Growing up in France as a child, I was fortunate enough to experience festivals like these first hand. It’s worth mentioning that despite being at the centre of it all, the food wasn’t always remarkable. Sometimes the tomatoes were a few weeks shy of ripening on the vine, the romesco lacked a kick or the cut of leg meat, sliced from the half beast cooked on a spit, was tough to swallow. But this was irrelevant. The festival was about the excitement for the season commencing. Tables of produce aplenty, ready to be consumed. Wine poured from the bag, the smell of sweet smoke from the enormous grills wafting throughout the town square, bad renditions of Purple Rain, sung by a lady with permed purple hair. These jovial gatherings are ancient in practice. A communal energy, marked by optimism, summoned from the ground up. An abundance of agriculture in clear sight and a welcome relief that the winter hardships and months of frugality and rationing have passed. It does make you think if people are willing to travel in their hoards to celebrate spring onions cooked in El Mundo newspaper, should we all not place the same appreciation on the arrival of such precious fare?
The Travelling Bilberries
Inspired by a recent visit to Co. Carlow, I learned about a food tradition from baker Seamus Jordan of Plúr bakery. Every August at the foot of Mount Leinster, the local community gathers to harvest bilberries (tiny wild blueberries). They dance, eat and drink to their hearts’ (and stomachs’) content, not 2 km from the bakery. Invigorated by this, last week I had a great pleasure to visit the national folklore archives in University College Dublin (UCD). The purpose of my visit was to discover whether there were more indigenous festivals or ceremonies in Ireland like those akin to Europe. Of course, I was familiar with the likes of Samhain and Imbolg – the Celtic festivals with traditions and customs well documented – as well as more food-oriented festivals like the Galway Oyster Festival. However, I wanted to find out whether there might be a history of festivities that specifically celebrated the arrival of seasonal ingredients.

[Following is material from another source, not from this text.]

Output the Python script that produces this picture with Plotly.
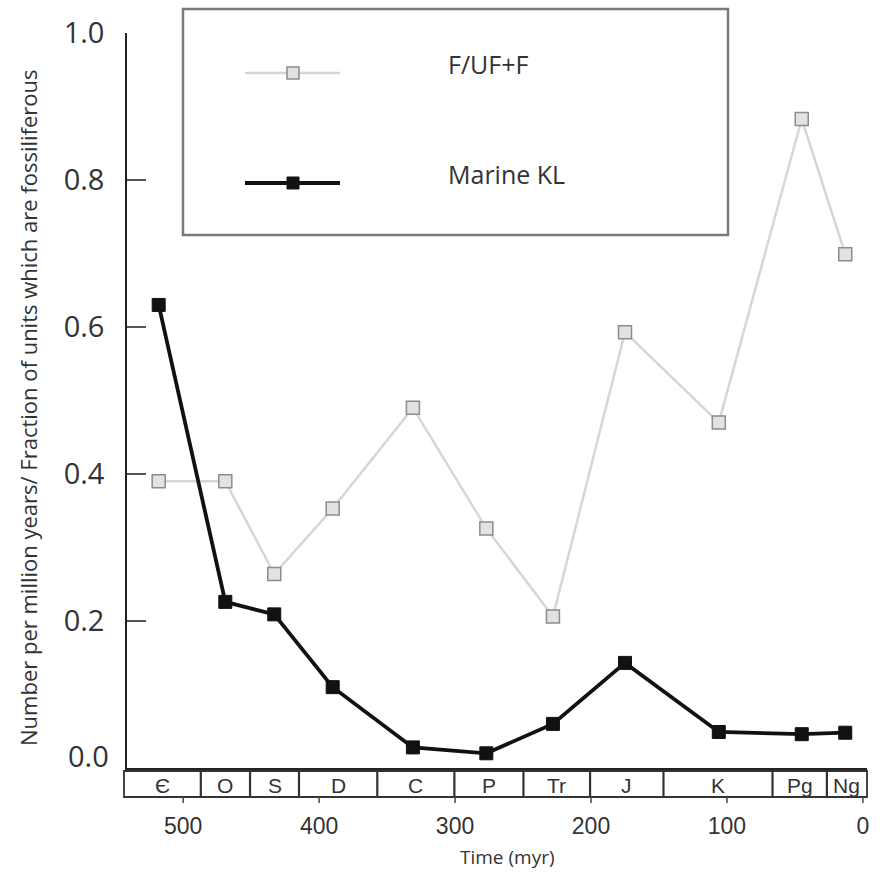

At UCD, I was introduced to Professor Jonny Dillon (whose name sounds like a guitarist), who appeared to be the authority on Irish folklore and who equally shared a penchant for food and tradition as I did. In his 30s, tall, well-built and tattooed, Jonny wasn’t exactly the sort you might expect to find immersed in university archives (turns out he does play the guitar). When I mentioned the bilberry custom to Jonny, he informed me with familiarity that the ritual was commonly associated with Lughnasa, one of the major Celtic festivals that takes place annually on August 1st and marks the beginning of harvest. Immediately I felt like I was in the right place…Máire McNeal writes that the festival was associated with the Celtic God, Lugh. One myth states that Lugh ordered a week-long festival in memory of his foster mother, Tailtiu, which was held at Teltown in Co Meath. On Lughnasa, it was customary throughout Ireland for people to gather at local beauty spots, like a mountain, with neighbours. The younger generations would climb the mountain picking berries which could be made into bracelets for their loved ones. Although customs differ from region to region, it appears that the practice of picking bilberries was widespread, as was gathering flowers and scaling mountains. Throughout the day people danced jigs and reels and competed in running and jumping competitions. Bilberries were often picked and later made into jams and wines. Although It was exciting to learn about Lughnasa, Jonny was not aware of any other Irish festivals that celebrated ingredients to this level. Many of our festivals followed calendar customs and although food plays a part in them, it was not the focal point.
To gain a better understanding of this, we should look into our past momentarily. Colonisation and subsequently poverty meant years of instability for our people. Where food was scarce, other traditions took precedence, such as literature, music, dance and craft made from locally sourced materials. These customs and traditions became our distraction from hunger. Through no fault of our own, our food culture was stunted.
With this realisation, Jonny felt my optimism drop a little before declaring that just because there might be few traditions of ingredient-based festivals in Ireland, it didn’t mean they could never exist. Immediately he launched into a tirade about food and culture in Ireland, touching on writers and pulling out scripts, books, material and paraphernalia I ought to read, including the writing of legends like John Creedon, Máire McNeill, Kevin Danaher and Jim Delaney. He whirled around the archives, dipping in and out of century-old boxes and filing cabinets, pausing at moments to converse in Irish with his colleagues. I learnt that not only did the staff speak Irish with one another, but the filing system was entirely written in Irish. I wondered were there many other professions that still exist today where Irish is mandatory, other than perhaps a teacher’s profession. Surrounded by Irish literature and folklore, there was something quite patriotic about it, in a subtle way. After all, this was a place where the purpose was to preserve and record the very folklore of our people, so it felt only natural that our native language be spoken and preserved here too. I put this by Jonny, asking if it was a requirement to speak Irish. His expression was as if he had never questioned it, but mentioned that although it was not, it would be nigh impossible to comprehend the handwritten Irish filing system if you did not. That made my day.
I spent a full morning with Jonny (which I am so appreciative for). I soon realised that the challenge I had set out would be like searching for a needle in a haystack and that expecting to unearth information instantaneously, was a reality worth forgetting. There is an obvious need for society to better understand and respect food. However, much like the Irish language, forcing responsibility on people will not lead to progress in any great haste. Therefore, if we are to truly reach our full potential and become the food nation we aspire to be, then we must encourage others by demonstrating the sheer jubilance seasonal food brings, marked by way of festivals. As a result, the cultural significance of food can be embraced through festivity, communal celebration, preparation and consumption at large.